Data for this exercise
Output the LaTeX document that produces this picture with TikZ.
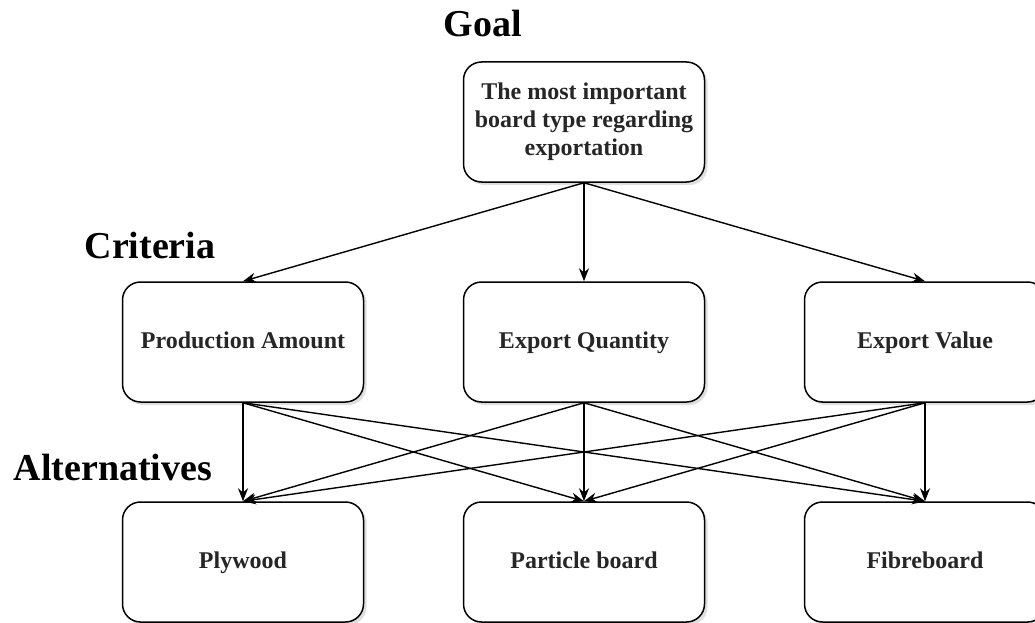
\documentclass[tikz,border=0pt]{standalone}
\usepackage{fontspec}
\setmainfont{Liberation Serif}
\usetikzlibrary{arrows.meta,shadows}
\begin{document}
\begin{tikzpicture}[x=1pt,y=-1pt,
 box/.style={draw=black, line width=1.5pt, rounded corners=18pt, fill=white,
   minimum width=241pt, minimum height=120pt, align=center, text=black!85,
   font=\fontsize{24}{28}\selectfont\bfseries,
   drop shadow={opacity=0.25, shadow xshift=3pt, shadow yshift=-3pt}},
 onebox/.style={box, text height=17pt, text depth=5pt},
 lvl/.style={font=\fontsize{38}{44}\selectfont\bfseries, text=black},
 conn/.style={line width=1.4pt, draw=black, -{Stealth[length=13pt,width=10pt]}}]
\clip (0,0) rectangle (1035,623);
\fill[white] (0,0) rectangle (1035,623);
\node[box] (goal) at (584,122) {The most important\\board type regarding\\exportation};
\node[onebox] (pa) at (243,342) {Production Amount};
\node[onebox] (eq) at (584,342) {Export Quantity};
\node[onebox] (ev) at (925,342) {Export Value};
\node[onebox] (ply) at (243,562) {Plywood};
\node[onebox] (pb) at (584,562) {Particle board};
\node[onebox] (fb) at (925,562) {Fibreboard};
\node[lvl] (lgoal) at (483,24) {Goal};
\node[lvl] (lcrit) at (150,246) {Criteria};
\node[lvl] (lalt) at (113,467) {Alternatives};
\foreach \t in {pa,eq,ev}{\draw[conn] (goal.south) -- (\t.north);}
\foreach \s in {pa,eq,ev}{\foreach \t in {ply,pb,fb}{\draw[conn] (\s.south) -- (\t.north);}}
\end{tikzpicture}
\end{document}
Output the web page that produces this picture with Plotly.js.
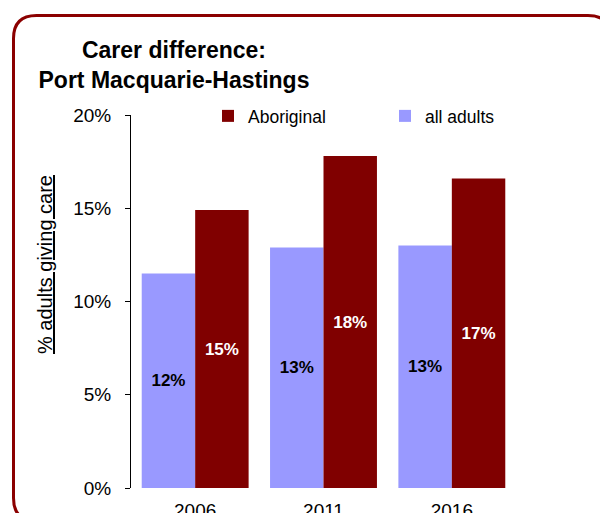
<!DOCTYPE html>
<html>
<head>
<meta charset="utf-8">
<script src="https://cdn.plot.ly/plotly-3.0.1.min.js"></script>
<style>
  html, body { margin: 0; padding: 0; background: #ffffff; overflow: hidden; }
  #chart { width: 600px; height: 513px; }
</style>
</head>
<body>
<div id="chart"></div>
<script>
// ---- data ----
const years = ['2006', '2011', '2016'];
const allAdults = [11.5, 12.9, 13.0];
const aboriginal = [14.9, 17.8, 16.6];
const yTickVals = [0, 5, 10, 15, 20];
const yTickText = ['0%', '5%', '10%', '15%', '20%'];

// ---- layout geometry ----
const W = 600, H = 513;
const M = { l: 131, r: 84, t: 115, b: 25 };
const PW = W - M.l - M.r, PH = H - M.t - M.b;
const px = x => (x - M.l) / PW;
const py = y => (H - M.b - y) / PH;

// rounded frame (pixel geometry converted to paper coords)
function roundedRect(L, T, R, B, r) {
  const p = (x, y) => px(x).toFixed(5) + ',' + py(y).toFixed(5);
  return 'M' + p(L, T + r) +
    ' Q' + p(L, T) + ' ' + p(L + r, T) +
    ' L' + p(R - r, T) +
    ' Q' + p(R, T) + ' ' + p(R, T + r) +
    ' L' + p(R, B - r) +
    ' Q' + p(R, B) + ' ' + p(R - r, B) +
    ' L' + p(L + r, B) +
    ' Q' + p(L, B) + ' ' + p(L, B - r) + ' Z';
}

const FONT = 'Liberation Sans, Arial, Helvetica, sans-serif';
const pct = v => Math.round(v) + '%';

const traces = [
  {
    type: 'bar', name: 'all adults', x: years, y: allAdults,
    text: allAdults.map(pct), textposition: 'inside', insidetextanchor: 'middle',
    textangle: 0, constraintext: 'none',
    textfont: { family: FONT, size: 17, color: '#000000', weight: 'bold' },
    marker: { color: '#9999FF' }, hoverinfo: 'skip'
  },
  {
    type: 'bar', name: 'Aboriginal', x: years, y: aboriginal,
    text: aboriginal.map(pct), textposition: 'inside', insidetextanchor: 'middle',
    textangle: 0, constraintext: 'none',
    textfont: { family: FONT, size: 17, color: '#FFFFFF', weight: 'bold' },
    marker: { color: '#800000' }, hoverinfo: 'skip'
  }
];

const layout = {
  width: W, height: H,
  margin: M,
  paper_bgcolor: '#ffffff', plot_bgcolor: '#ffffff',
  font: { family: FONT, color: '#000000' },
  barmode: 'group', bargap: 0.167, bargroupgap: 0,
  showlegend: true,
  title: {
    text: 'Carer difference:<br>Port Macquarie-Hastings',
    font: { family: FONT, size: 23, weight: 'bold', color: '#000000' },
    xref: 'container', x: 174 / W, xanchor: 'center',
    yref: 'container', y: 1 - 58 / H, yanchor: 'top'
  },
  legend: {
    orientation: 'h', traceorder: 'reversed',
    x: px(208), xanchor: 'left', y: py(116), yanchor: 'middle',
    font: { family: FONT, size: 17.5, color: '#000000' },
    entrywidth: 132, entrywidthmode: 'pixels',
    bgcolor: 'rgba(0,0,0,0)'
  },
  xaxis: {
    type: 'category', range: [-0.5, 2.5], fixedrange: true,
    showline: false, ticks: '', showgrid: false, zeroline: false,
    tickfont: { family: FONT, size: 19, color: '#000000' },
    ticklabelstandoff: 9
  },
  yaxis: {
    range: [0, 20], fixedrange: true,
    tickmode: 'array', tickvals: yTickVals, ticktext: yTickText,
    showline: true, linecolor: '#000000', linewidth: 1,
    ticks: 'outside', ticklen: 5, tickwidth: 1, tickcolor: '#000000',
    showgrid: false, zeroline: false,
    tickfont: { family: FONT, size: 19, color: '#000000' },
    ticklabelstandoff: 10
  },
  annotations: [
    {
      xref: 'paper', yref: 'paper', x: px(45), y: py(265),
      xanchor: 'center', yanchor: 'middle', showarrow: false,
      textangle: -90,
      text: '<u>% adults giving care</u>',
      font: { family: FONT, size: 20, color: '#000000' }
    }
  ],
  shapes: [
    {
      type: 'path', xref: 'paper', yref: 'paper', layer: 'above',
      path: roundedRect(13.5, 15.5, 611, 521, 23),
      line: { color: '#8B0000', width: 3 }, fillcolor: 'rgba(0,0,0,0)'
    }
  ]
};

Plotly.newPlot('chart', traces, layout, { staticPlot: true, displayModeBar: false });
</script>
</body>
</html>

Task directions
From the material above, reproduce everything verbatim except the pictures.

Full answer
Output the LaTeX document that produces this picture with TikZ.
\documentclass[tikz,border=0pt]{standalone}
\usepackage{fontspec}
\setmainfont{Liberation Serif}
\usetikzlibrary{arrows.meta,shadows}
\begin{document}
\begin{tikzpicture}[x=1pt,y=-1pt,
 box/.style={draw=black, line width=1.5pt, rounded corners=18pt, fill=white,
   minimum width=241pt, minimum height=120pt, align=center, text=black!85,
   font=\fontsize{24}{28}\selectfont\bfseries,
   drop shadow={opacity=0.25, shadow xshift=3pt, shadow yshift=-3pt}},
 onebox/.style={box, text height=17pt, text depth=5pt},
 lvl/.style={font=\fontsize{38}{44}\selectfont\bfseries, text=black},
 conn/.style={line width=1.4pt, draw=black, -{Stealth[length=13pt,width=10pt]}}]
\clip (0,0) rectangle (1035,623);
\fill[white] (0,0) rectangle (1035,623);
\node[box] (goal) at (584,122) {The most important\\board type regarding\\exportation};
\node[onebox] (pa) at (243,342) {Production Amount};
\node[onebox] (eq) at (584,342) {Export Quantity};
\node[onebox] (ev) at (925,342) {Export Value};
\node[onebox] (ply) at (243,562) {Plywood};
\node[onebox] (pb) at (584,562) {Particle board};
\node[onebox] (fb) at (925,562) {Fibreboard};
\node[lvl] (lgoal) at (483,24) {Goal};
\node[lvl] (lcrit) at (150,246) {Criteria};
\node[lvl] (lalt) at (113,467) {Alternatives};
\foreach \t in {pa,eq,ev}{\draw[conn] (goal.south) -- (\t.north);}
\foreach \s in {pa,eq,ev}{\foreach \t in {ply,pb,fb}{\draw[conn] (\s.south) -- (\t.north);}}
\end{tikzpicture}
\end{document}
Output the web page that produces this picture with Plotly.js.
<!DOCTYPE html>
<html>
<head>
<meta charset="utf-8">
<script src="https://cdn.plot.ly/plotly-3.0.1.min.js"></script>
<style>
  html, body { margin: 0; padding: 0; background: #ffffff; overflow: hidden; }
  #chart { width: 600px; height: 513px; }
</style>
</head>
<body>
<div id="chart"></div>
<script>
// ---- data ----
const years = ['2006', '2011', '2016'];
const allAdults = [11.5, 12.9, 13.0];
const aboriginal = [14.9, 17.8, 16.6];
const yTickVals = [0, 5, 10, 15, 20];
const yTickText = ['0%', '5%', '10%', '15%', '20%'];

// ---- layout geometry ----
const W = 600, H = 513;
const M = { l: 131, r: 84, t: 115, b: 25 };
const PW = W - M.l - M.r, PH = H - M.t - M.b;
const px = x => (x - M.l) / PW;
const py = y => (H - M.b - y) / PH;

// rounded frame (pixel geometry converted to paper coords)
function roundedRect(L, T, R, B, r) {
  const p = (x, y) => px(x).toFixed(5) + ',' + py(y).toFixed(5);
  return 'M' + p(L, T + r) +
    ' Q' + p(L, T) + ' ' + p(L + r, T) +
    ' L' + p(R - r, T) +
    ' Q' + p(R, T) + ' ' + p(R, T + r) +
    ' L' + p(R, B - r) +
    ' Q' + p(R, B) + ' ' + p(R - r, B) +
    ' L' + p(L + r, B) +
    ' Q' + p(L, B) + ' ' + p(L, B - r) + ' Z';
}

const FONT = 'Liberation Sans, Arial, Helvetica, sans-serif';
const pct = v => Math.round(v) + '%';

const traces = [
  {
    type: 'bar', name: 'all adults', x: years, y: allAdults,
    text: allAdults.map(pct), textposition: 'inside', insidetextanchor: 'middle',
    textangle: 0, constraintext: 'none',
    textfont: { family: FONT, size: 17, color: '#000000', weight: 'bold' },
    marker: { color: '#9999FF' }, hoverinfo: 'skip'
  },
  {
    type: 'bar', name: 'Aboriginal', x: years, y: aboriginal,
    text: aboriginal.map(pct), textposition: 'inside', insidetextanchor: 'middle',
    textangle: 0, constraintext: 'none',
    textfont: { family: FONT, size: 17, color: '#FFFFFF', weight: 'bold' },
    marker: { color: '#800000' }, hoverinfo: 'skip'
  }
];

const layout = {
  width: W, height: H,
  margin: M,
  paper_bgcolor: '#ffffff', plot_bgcolor: '#ffffff',
  font: { family: FONT, color: '#000000' },
  barmode: 'group', bargap: 0.167, bargroupgap: 0,
  showlegend: true,
  title: {
    text: 'Carer difference:<br>Port Macquarie-Hastings',
    font: { family: FONT, size: 23, weight: 'bold', color: '#000000' },
    xref: 'container', x: 174 / W, xanchor: 'center',
    yref: 'container', y: 1 - 58 / H, yanchor: 'top'
  },
  legend: {
    orientation: 'h', traceorder: 'reversed',
    x: px(208), xanchor: 'left', y: py(116), yanchor: 'middle',
    font: { family: FONT, size: 17.5, color: '#000000' },
    entrywidth: 132, entrywidthmode: 'pixels',
    bgcolor: 'rgba(0,0,0,0)'
  },
  xaxis: {
    type: 'category', range: [-0.5, 2.5], fixedrange: true,
    showline: false, ticks: '', showgrid: false, zeroline: false,
    tickfont: { family: FONT, size: 19, color: '#000000' },
    ticklabelstandoff: 9
  },
  yaxis: {
    range: [0, 20], fixedrange: true,
    tickmode: 'array', tickvals: yTickVals, ticktext: yTickText,
    showline: true, linecolor: '#000000', linewidth: 1,
    ticks: 'outside', ticklen: 5, tickwidth: 1, tickcolor: '#000000',
    showgrid: false, zeroline: false,
    tickfont: { family: FONT, size: 19, color: '#000000' },
    ticklabelstandoff: 10
  },
  annotations: [
    {
      xref: 'paper', yref: 'paper', x: px(45), y: py(265),
      xanchor: 'center', yanchor: 'middle', showarrow: false,
      textangle: -90,
      text: '<u>% adults giving care</u>',
      font: { family: FONT, size: 20, color: '#000000' }
    }
  ],
  shapes: [
    {
      type: 'path', xref: 'paper', yref: 'paper', layer: 'above',
      path: roundedRect(13.5, 15.5, 611, 521, 23),
      line: { color: '#8B0000', width: 3 }, fillcolor: 'rgba(0,0,0,0)'
    }
  ]
};

Plotly.newPlot('chart', traces, layout, { staticPlot: true, displayModeBar: false });
</script>
</body>
</html>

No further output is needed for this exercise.